Class Note 1966
May - Jun 2014
Peter Dorsen kindly reminded me that he will turn 70 this year in May. And he’s not the only one! Just about all of us are, or will be, three score and ten before the next Rose Bowl Game.
Seventy—that used to sound pretty old, but from the way many classmates are carrying on, 70 could be the new 50. I offer three examples.
Take Steve Coles. Yes, after overseas positions at universities in Saudi Arabia and Oman and 15 years as a marine biologist at the Bishop Museum in Hawaii he claims to be “semi-retired.” You decide: He’s still managing or participating in biological surveys in O’ahu and Guam and currently he’s assessing the impact of a recent spill of 240,000 gallons of molasses in Honolulu Harbor.
“This is quite a challenge physically,” Steve reports, “requiring up to six hours of diving daily in very turbid water, but I’m happy to say that that this near septuagenarian has been able to keep up with the 30-year-olds in our crew!” For a change of pace Steve heads east to the Rockies for Tim Urban’s ski mini-reunions in Winter Park, Colorado. He and Renuka, married 42 years, have two children and three young grandkids.
Then there’s Harry Greenberg, who has been a faculty member at Stanford University School of Medicine for the past 31 years and by his own admission “continues to lead a full-time, pretty busy academic life.” Harry is a researcher and the senior associate dean of research at the medical school. Harry and Diane, a trust and estates attorney, have been married for 46 years and, when they can get away, it’s not for a week on the beach. In recent years they have trekked in the Himalayas, Andes and Sierras and have adventures planned at Denali, the Atacama Desert and the Altiplano in northern Chile. They also have two grown daughters who live nearby and have the joy of their first grandchild, born in February.

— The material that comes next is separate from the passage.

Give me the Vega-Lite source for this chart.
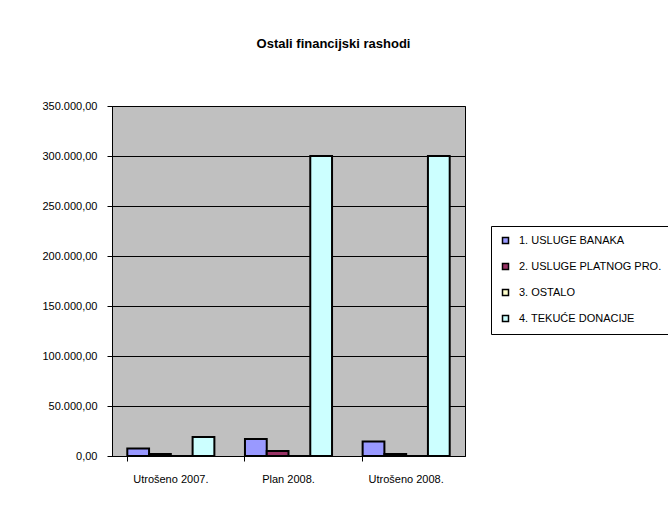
{
  "$schema": "https://vega.github.io/schema/vega-lite/v6.json",
  "autosize": {"type": "none"},
  "width": 353,
  "height": 350,
  "padding": {"left": 112, "top": 106, "right": 203, "bottom": 57},
  "background": "white",
  "config": {
    "font": "Liberation Sans",
    "locale": {"number": {"decimal": ",", "thousands": ".", "grouping": [3], "currency": ["", ""]}},
    "view": {"fill": "#C0C0C0", "stroke": "black", "strokeWidth": 1}
  },
  "title": {
    "text": "Ostali financijski rashodi",
    "fontSize": 13,
    "fontWeight": "bold",
    "font": "Liberation Sans",
    "color": "black",
    "anchor": "middle",
    "dx": 45,
    "offset": 49
  },
  "data": {
    "values": [
      {"kat": "Utrošeno 2007.", "serija": "1. USLUGE BANAKA", "v": 7500},
      {"kat": "Utrošeno 2007.", "serija": "2. USLUGE PLATNOG PRO.", "v": 2000},
      {"kat": "Utrošeno 2007.", "serija": "3. OSTALO", "v": 0},
      {"kat": "Utrošeno 2007.", "serija": "4. TEKUĆE DONACIJE", "v": 19000},
      {"kat": "Plan 2008.", "serija": "1. USLUGE BANAKA", "v": 17000},
      {"kat": "Plan 2008.", "serija": "2. USLUGE PLATNOG PRO.", "v": 5000},
      {"kat": "Plan 2008.", "serija": "3. OSTALO", "v": 0},
      {"kat": "Plan 2008.", "serija": "4. TEKUĆE DONACIJE", "v": 300000},
      {"kat": "Utrošeno 2008.", "serija": "1. USLUGE BANAKA", "v": 14500},
      {"kat": "Utrošeno 2008.", "serija": "2. USLUGE PLATNOG PRO.", "v": 2000},
      {"kat": "Utrošeno 2008.", "serija": "3. OSTALO", "v": 0},
      {"kat": "Utrošeno 2008.", "serija": "4. TEKUĆE DONACIJE", "v": 300000}
    ]
  },
  "mark": {"type": "bar", "stroke": "black", "strokeWidth": 2},
  "encoding": {
    "x": {
      "field": "kat",
      "type": "nominal",
      "sort": ["Utrošeno 2007.", "Plan 2008.", "Utrošeno 2008."],
      "scale": {"paddingInner": 0.26, "paddingOuter": 0.13},
      "axis": {
        "title": null,
        "labelAngle": 0,
        "labelFontSize": 11,
        "labelColor": "black",
        "labelPadding": 12,
        "domainColor": "black",
        "tickColor": "black",
        "tickSize": 5,
        "bandPosition": 0
      }
    },
    "xOffset": {
      "field": "serija",
      "type": "nominal",
      "scale": {"paddingInner": 0, "paddingOuter": 0}
    },
    "y": {
      "field": "v",
      "type": "quantitative",
      "scale": {"domain": [0, 350000], "nice": false},
      "axis": {
        "title": null,
        "values": [0, 50000, 100000, 150000, 200000, 250000, 300000, 350000],
        "format": ",.2f",
        "labelFontSize": 11,
        "labelColor": "black",
        "labelPadding": 10,
        "domainColor": "black",
        "tickColor": "black",
        "tickSize": 5,
        "grid": true,
        "gridColor": "black",
        "gridWidth": 1
      }
    },
    "fill": {
      "field": "serija",
      "type": "nominal",
      "scale": {
        "domain": ["1. USLUGE BANAKA", "2. USLUGE PLATNOG PRO.", "3. OSTALO", "4. TEKUĆE DONACIJE"],
        "range": ["#9999FF", "#993366", "#FFFFCC", "#CCFFFF"]
      },
      "legend": {
        "title": null,
        "orient": "none",
        "legendX": 379,
        "legendY": 120,
        "symbolType": "square",
        "symbolSize": 36,
        "symbolStrokeColor": "black",
        "symbolStrokeWidth": 1.5,
        "labelFontSize": 11,
        "labelOffset": 8,
        "labelColor": "black",
        "rowPadding": 13,
        "padding": 9,
        "strokeColor": "black",
        "fillColor": "white",
        "labelLimit": 200
      }
    }
  }
}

And now for Peter Dorsen. Pete coaches a local Minneapolis ski team and competes with great success in his age group at the North American Birkebeiner ski races. He’s looking for a part-time job as a chemical dependency counselor, but if nothing comes up he will celebrate his 70th birthday by hiking the 273-mile Superior Hiking Trail from Canada to Duluth, Minnesota. The best part is that he’ll invite us, all his 70-year-old friends, to join him for part or all of the jaunt.